Other FM outlets, including Alice, KOSI and the Hawk, have had to reduce power as well. And on March 31, KHIH-FM, known as K-High, reduced its juice from 100,000 watts to 40,000 watts because the hot spots it was creating were on Jefferson County open space; fencing put up by the broadcaster had cut off access to a portion of public land for nearly a year, and prompted yet another zoning complaint from Carney and CARE.

According to Jack Lambiotte, the chief engineer for Clear Channel of Denver, which owns K-High, and the chairman of the Lookout Mountain User's Association, a group intended to serve as a liaison between the broadcasters and the community, this situation wasn't as egregious as it might seem at first blush.

The area that's been fenced off is primarily accessible only after crossing privately owned land, he says. Furthermore, he argues that there's a sizable safety bubble built into the FCC limits. "The standard for workers is one-tenth of what is believed to cause tissue damage according to epidemiological studies, and the standard for the general public is one-fiftieth of what may cause tissue damage. That's a lot of headroom." Over twenty published reports, including one by Dr. Lai, appear to show that RF and radar workers are at higher-than-average risk to noteworthy problems ranging from cancer to increased suicide rates. But Lambiotte, who's been in the field for two decades, has never suffered from such troubles, and he says he's never met anyone in his profession who has.

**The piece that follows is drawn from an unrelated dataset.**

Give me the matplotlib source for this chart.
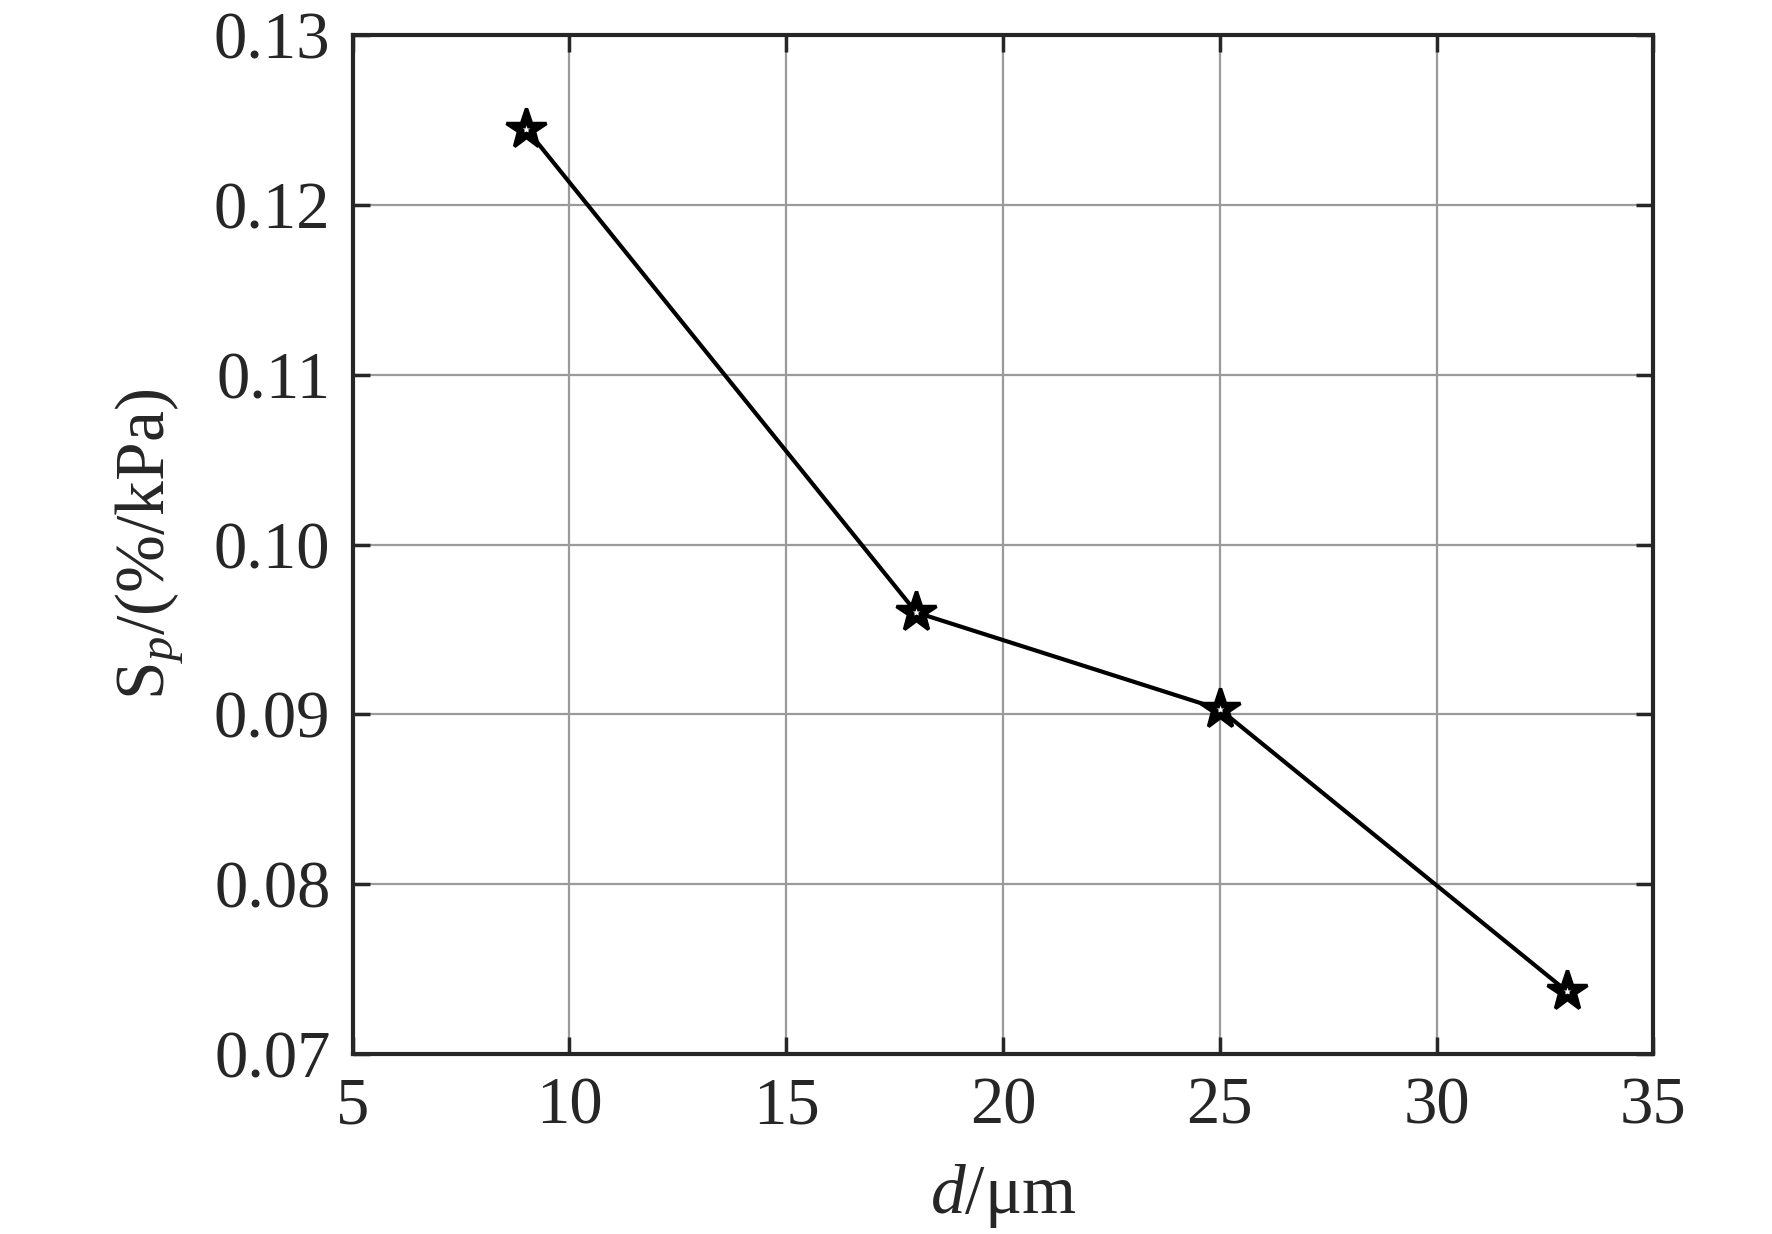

Even so, none of the Lookout Mountain broadcasters -- all of whom undoubtedly recognize that hot spots make for bad public relations -- brush off RF violations. Sean Carpenter, vice president of communications for KCFR, says that his station and KUVO are in the process of getting new, better engineered antennas that should prevent future hot spots, and Tribune Broadcasting's David Juris, speaking for KOSI and the Hawk, notes that these outlets will be doing the same.